尽管变化是常态,但过快的变化依然会引起社会、文化和身心上的不适。这种不适引发人们从态度上摇摆到另一个极端,即拒绝任何变化。这可能正是人们常常追寻传统、返祖归宗的原因,也正是“中华性”概念出现的原因。其深层的原因在于文化自我认同受到挑战,转而追求文化上的确定性。然而,在全球化的浪潮中,闭目塞听、拒绝改变终究是不适宜的,那么,在迎面而来的文化冲击中,既保持文化自觉自信,又能以开放态度取长补短,自主地建构“中华性”,也许是可以选择的道路。
一、“中华性”的提出及其争议
与赛义德笔下的“东方主义”类似,“中华性”概念也建立在想象中的差异和对立基础上。[1]如果说前者更多指代一种西方想象东方的外部东方主义困境,后者则更多地是一种东方想象东方的内部东方主义困境。近代以来,中西方社会和文化互动愈加频繁,中国越来越受到西方文化的影响,这种影响催生了各种形式的内部东方主义。1990年代,一批国内学者提出了“中华性”的概念,便是这种内部东方主义中的一波。该概念提出以后,在学界掀起了一波相关讨论。“肯定该文的学者认为这是中国文化走向新世纪的宣言;否定者认为该文是偏激自大的民族主义的情绪化表达。”[2]我们将对该讨论作出大致梳理,以便澄清其意涵及可能存在的问题。
什么是“中华性”?该概念被不同学者讨论,大体的意思是相近的。“顾名思义,是指保持作为中国人的内在特质。广义上是指所有能够保持中国传统习俗、承袭中国文化等的具有中国血统的人。”[3]从情感诉求上看,它“往往伴随着自我独特性或优越感的自主认定”。[4]在概念的提出者张法等人看来,中华性的含义可以追溯到较为古老的文化观念,包括三纲五常[5]、忠孝仁义[6]等传统价值观念。在张法等看来,自我中心主义也是其中重要的部分,“中华民族的内心中积淀了深厚的中心化情结。”[5]

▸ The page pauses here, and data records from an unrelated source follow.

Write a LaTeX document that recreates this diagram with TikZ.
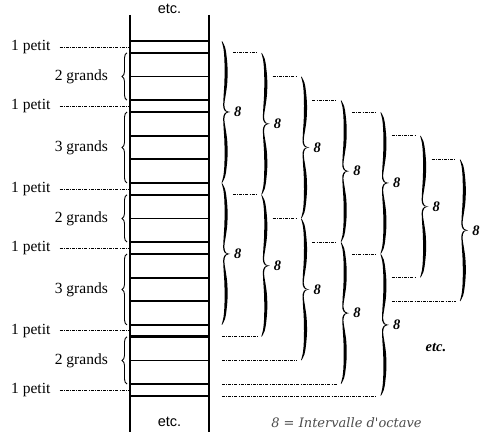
\documentclass[tikz,border=0pt]{standalone}
\usepackage{fontspec}
\setmainfont{Liberation Serif}
\newfontfamily\etcfont{Liberation Sans}
\newfontfamily\legendfont{DejaVu Serif}
\usetikzlibrary{decorations.pathreplacing}

\begin{document}
\begin{tikzpicture}[x=1pt,y=-11.83pt,
  thinrung/.style={line width=1.8pt},
  thickrung/.style={line width=2.8pt},
  dashdot/.style={line width=0.7pt,dash pattern=on 3pt off 1.2pt on 0.8pt off 1.2pt},
  grandbrace/.style={decorate,decoration={brace,amplitude=5pt},line width=0.9pt},
  halfbrace/.pic={
    \fill plot[smooth,tension=0.6] coordinates {(0,0) (3,0.5) (4.6,1.3) (5.6,2.4) (5.2,3.6) (3.6,4.6) (2.3,5.4) (4,5.88) (8,6)}
      -- plot[smooth,tension=0.6] coordinates {(8,6) (4,5.97) (1.4,5.65) (1.5,4.8) (2.3,3.7) (2.6,2.5) (2.3,1.4) (1.4,0.6) (-0.3,0.05)} -- cycle;},
  octave/.pic={
    \pic {halfbrace};
    \pic[shift={(0,12)},yscale=-1] {halfbrace};},
  huit/.style={anchor=west,inner sep=0pt,font=\fontsize{14.5}{16}\selectfont\bfseries\itshape},
  lbl/.style={inner sep=0pt,font=\fontsize{15.5}{18}\selectfont}]
\useasboundingbox (0,-3.466) rectangle (500,34.40);

% the column
\draw[line width=2.3pt] (130,-2.2) -- (130,33.05);
\draw[line width=2.3pt] (209,-2.2) -- (209,33.05);
\node[inner sep=0pt,font=\etcfont\fontsize{14.5}{16}\selectfont] (etctop) at (169.5,-2.7) {etc.};
\node[inner sep=0pt,font=\etcfont\fontsize{14.5}{16}\selectfont] (etcbot) at (169.5,32.2) {etc.};

\draw[thickrung] (130,0) -- (209,0);
\draw[thinrung] (130,1) -- (209,1);
\draw[thinrung] (130,3) -- (209,3);
\draw[thinrung] (130,5) -- (209,5);
\draw[thickrung] (130,6) -- (209,6);
\draw[thinrung] (130,8) -- (209,8);
\draw[thinrung] (130,10) -- (209,10);
\draw[thickrung] (130,12) -- (209,12);
\draw[thinrung] (130,13) -- (209,13);
\draw[thinrung] (130,15) -- (209,15);
\draw[thinrung] (130,17) -- (209,17);
\draw[thickrung] (130,18) -- (209,18);
\draw[thinrung] (130,20) -- (209,20);
\draw[thinrung] (130,22) -- (209,22);
\draw[thickrung] (130,24) -- (209,24);
\draw[thickrung] (130,25) -- (209,25);
\draw[thinrung] (130,27) -- (209,27);
\draw[thickrung] (130,29) -- (209,29);
\draw[thinrung] (130,30) -- (209,30);

% petits
\node[lbl,anchor=west] (p1) at (11,0.5) {1 petit};
\node[lbl,anchor=west] (p2) at (11,5.5) {1 petit};
\node[lbl,anchor=west] (p3) at (11,12.5) {1 petit};
\node[lbl,anchor=west] (p4) at (11,17.5) {1 petit};
\node[lbl,anchor=west] (p5) at (11,24.5) {1 petit};
\node[lbl,anchor=west] (p6) at (11,29.5) {1 petit};
\coordinate (c1) at (130,0.5);
\coordinate (c2) at (130,5.5);
\coordinate (c3) at (130,12.5);
\coordinate (c4) at (130,17.5);
\coordinate (c5) at (130,24.5);
\coordinate (c6) at (130,29.5);
\draw[dashdot] ([xshift=9pt]p1.east) -- (c1);
\draw[dashdot] ([xshift=9pt]p2.east) -- (c2);
\draw[dashdot] ([xshift=9pt]p3.east) -- (c3);
\draw[dashdot] ([xshift=9pt]p4.east) -- (c4);
\draw[dashdot] ([xshift=9pt]p5.east) -- (c5);
\draw[dashdot] ([xshift=9pt]p6.east) -- (c6);

% grands
\draw[grandbrace] (127,5) -- (127,1);
\draw[grandbrace] (127,12) -- (127,6);
\draw[grandbrace] (127,17) -- (127,13);
\draw[grandbrace] (127,24) -- (127,18);
\draw[grandbrace] (127,29) -- (127,25);
\node[lbl,anchor=east] (g1) at (108,3) {2 grands};
\node[lbl,anchor=east] (g2) at (108,9) {3 grands};
\node[lbl,anchor=east] (g3) at (108,15) {2 grands};
\node[lbl,anchor=east] (g4) at (108,21) {3 grands};
\node[lbl,anchor=east] (g5) at (108,27) {2 grands};

% octaves
\pic at (222,0) {octave};
\pic at (222,12) {octave};
\node[huit] (o1a) at (234,6) {8};
\node[huit] (o1b) at (234,18) {8};

\pic at (261.7,1) {octave};
\pic at (261.7,13) {octave};
\node[huit] (o2a) at (273.7,7) {8};
\node[huit] (o2b) at (273.7,19) {8};
\draw[dashdot] (233,1) -- (257.7,1);
\draw[dashdot] (233,13) -- (257.7,13);
\draw[dashdot] (222,25) -- (257.7,25);

\pic at (301.4,3) {octave};
\pic at (301.4,15) {octave};
\node[huit] (o3a) at (313.4,9) {8};
\node[huit] (o3b) at (313.4,21) {8};
\draw[dashdot] (272.7,3) -- (297.4,3);
\draw[dashdot] (272.7,15) -- (297.4,15);
\draw[dashdot] (222,27) -- (297.4,27);

\pic at (341.1,5) {octave};
\pic at (341.1,17) {octave};
\node[huit] (o4a) at (353.1,11) {8};
\node[huit] (o4b) at (353.1,23) {8};
\draw[dashdot] (312.4,5) -- (337.1,5);
\draw[dashdot] (312.4,17) -- (337.1,17);
\draw[dashdot] (222,29) -- (337.1,29);

\pic at (380.8,6) {octave};
\pic at (380.8,18) {octave};
\node[huit] (o5a) at (392.8,12) {8};
\node[huit] (o5b) at (392.8,24) {8};
\draw[dashdot] (352.1,6) -- (376.8,6);
\draw[dashdot] (352.1,18) -- (376.8,18);
\draw[dashdot] (222,30) -- (376.8,30);

\pic at (420.5,8) {octave};
\node[huit] (o6a) at (432.5,14) {8};
\draw[dashdot] (391.8,8) -- (416.5,8);
\draw[dashdot] (391.8,20) -- (416.5,20);

\pic at (460.2,10) {octave};
\node[huit] (o7a) at (472.2,16) {8};
\draw[dashdot] (431.5,10) -- (456.2,10);
\draw[dashdot] (391.8,22) -- (456.2,22);

\node[inner sep=0pt,font=\fontsize{14.5}{16}\selectfont\bfseries\itshape] (etcright) at (436,25.95) {etc.};
\node[inner sep=0pt,text=black!70,font=\legendfont\itshape\fontsize{13}{15}\selectfont] (legend) at (346.5,32.3) {8 = Intervalle d'octave};
\end{tikzpicture}
\end{document}
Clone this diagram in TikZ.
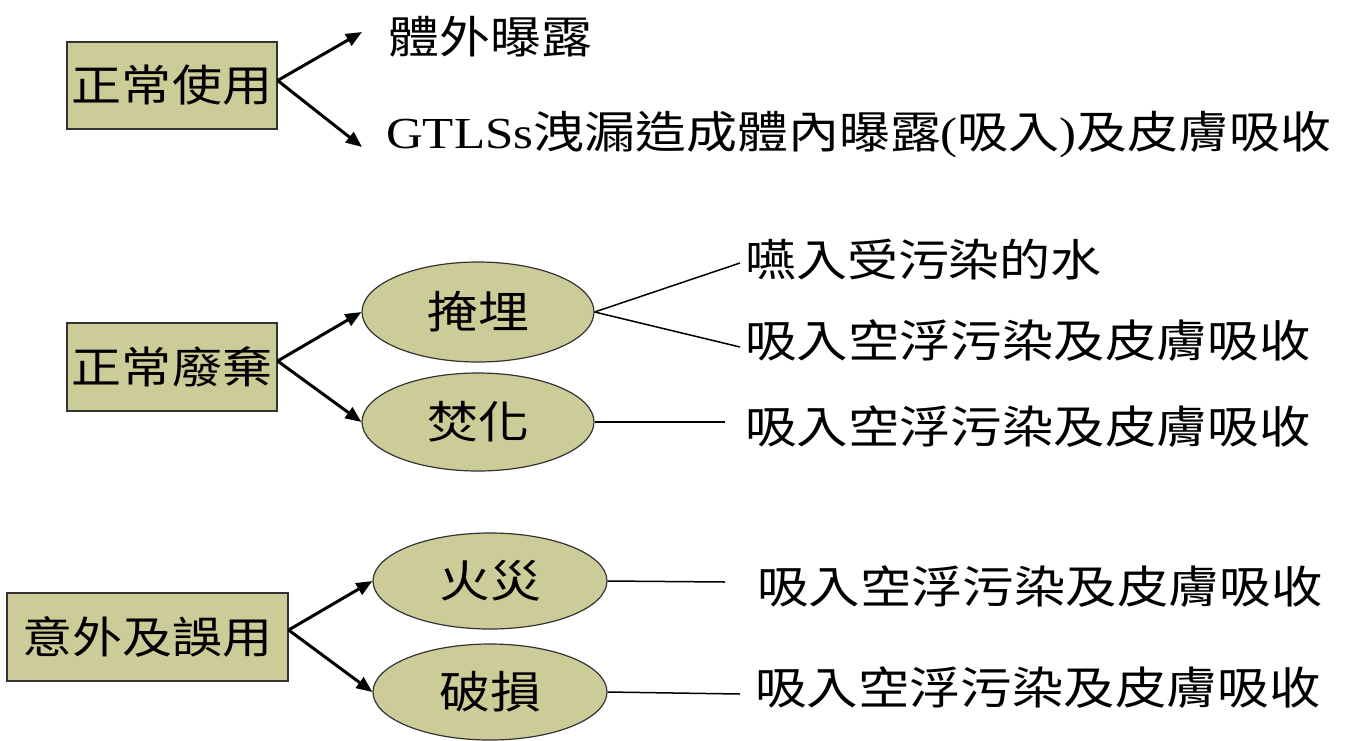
\documentclass[tikz,border=0pt]{standalone}
\usepackage{fontspec}
\setmainfont[FakeStretch=1.15]{Liberation Serif}
\newfontfamily\cjk[FakeStretch=1.15]{Noto Sans CJK TC}
\usetikzlibrary{shapes.geometric,arrows.meta}
\definecolor{khaki}{HTML}{CCCC99}
\tikzset{
  boxnode/.style={draw=black!80, line width=1.2pt, fill=khaki, rectangle, inner sep=0pt, font=\cjk\fontsize{43.5}{50}\selectfont},
  ellnode/.style={draw=black!80, line width=1.2pt, fill=khaki, ellipse, inner sep=0pt, font=\cjk\fontsize{44.3}{50}\selectfont},
  arr/.style={line width=3pt, -{Triangle[length=16pt,width=13pt]}},
  thinline/.style={line width=1.5pt},
  lbl/.style={anchor=west, inner sep=0pt},
  rfont/.style={font=\cjk\fontsize{44.7}{52}\selectfont}
}
\begin{document}
\begin{tikzpicture}[x=1pt,y=-1pt]
\useasboundingbox[fill=white] (0,0) rectangle (1365,740);
% group 1
\node[boxnode, minimum width=210pt, minimum height=87pt] (b1) at (172,85.5) {正常使用};
\coordinate (a1) at (362,32);
\coordinate (a2) at (362,147);
\node[lbl, font=\cjk\fontsize{44.3}{50}\selectfont] (t1) at (388,37) {體外曝露};
\node[lbl, font=\fontsize{44.3}{50}\selectfont] (t2) at (386,135) {GTLSs{\cjk 洩漏造成體內曝露}({\cjk 吸入}){\cjk 及皮膚吸收}};
\draw[arr] ([yshift=5pt]b1.east) -- (a1);
\draw[arr] ([yshift=5pt]b1.east) -- (a2);
% group 2
\node[boxnode, minimum width=210pt, minimum height=88pt] (b2) at (172,367) {正常廢棄};
\node[ellnode, minimum width=232pt, minimum height=100pt] (e1) at (478,312) {掩埋};
\node[ellnode, minimum width=232pt, minimum height=98pt] (e2) at (478,422) {焚化};
\draw[arr] ([yshift=6pt]b2.east) -- (e1.west);
\draw[arr] ([yshift=6pt]b2.east) -- (e2.west);
\coordinate (c1) at (740,263);
\coordinate (c2) at (740,347);
\coordinate (c3) at (725,422);
\draw[thinline] (e1.east) -- (c1);
\draw[thinline] (e1.east) -- (c2);
\draw[thinline] (e2.east) -- (c3);
\node[lbl, font=\cjk\fontsize{44.3}{50}\selectfont] (r1) at (745,260) {嚥入受污染的水};
\node[lbl, rfont] (r2) at (745,341) {吸入空浮污染及皮膚吸收};
\node[lbl, rfont] (r3) at (745,427) {吸入空浮污染及皮膚吸收};
% group 3
\node[boxnode, minimum width=281pt, minimum height=88pt] (b3) at (147.5,637) {意外及誤用};
\node[ellnode, minimum width=234pt, minimum height=96pt] (e3) at (490,581) {火災};
\node[ellnode, minimum width=234pt, minimum height=96pt] (e4) at (490,692) {破損};
\draw[arr] ([yshift=7pt]b3.east) -- (e3.west);
\draw[arr] ([yshift=7pt]b3.east) -- (e4.west);
\coordinate (c4) at (725,582);
\coordinate (c5) at (740,694);
\draw[thinline] (e3.east) -- (c4);
\draw[thinline] (e4.east) -- (c5);
\node[lbl, rfont] (r4) at (757,587) {吸入空浮污染及皮膚吸收};
\node[lbl, rfont] (r5) at (755,688) {吸入空浮污染及皮膚吸收};
\end{tikzpicture}
\end{document}
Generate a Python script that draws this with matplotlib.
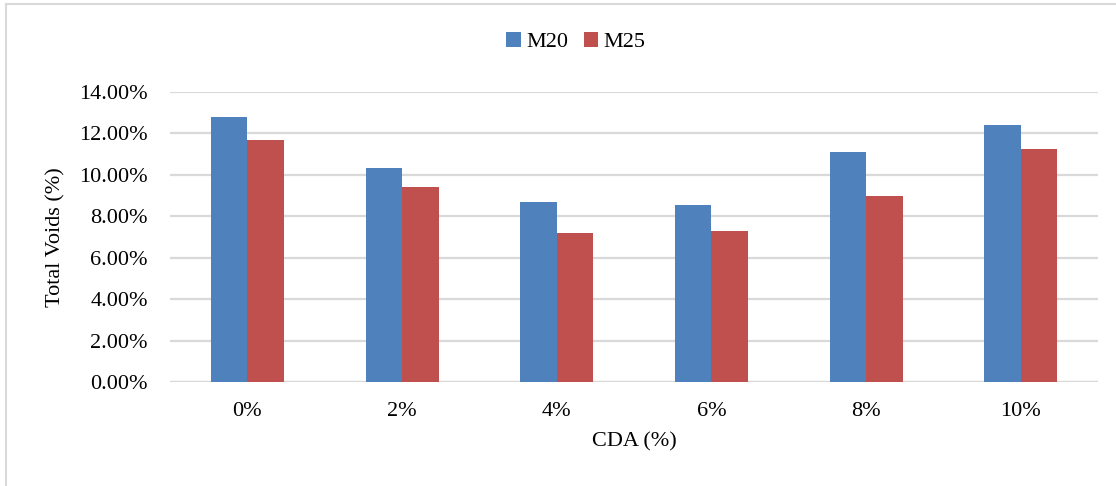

为什么我们需要提出“中华性”的问题?张法等学者慷慨激昂地陈述了提出该“新知识型”的缘由和必要性。“中华性是中国文化在面对一个新世界,一个就目前来说是以西方文化为主流文化,以各大文化共在互动的世界中,给自己提出的问题。”“现代性就是西方文化主导下的走向统一世界史(全球化)的特性”。[7]对于中国而言,现代性“主要指丧失中心后被迫以西方现代性为参照系以便重建中心的启蒙与救亡工程。”中国的现代化过程,无异于“他者化”的过程。[5]其他学者也有类似观点,例如,“在一些人‘欧美中心论’的主导下,现实中往往会滋生‘被殖民’倾向,视文化发展的过程是一种文化对另一种文化的奴役或取代过程,是现代对传统、新对旧的替换”;“无限度外向或开放的中华性最终将会失去其自身的血统规定性”。[6]在这种论调之下,他们开出了拯救中华的药方,即重返传统文化和价值观,拒绝“西化”。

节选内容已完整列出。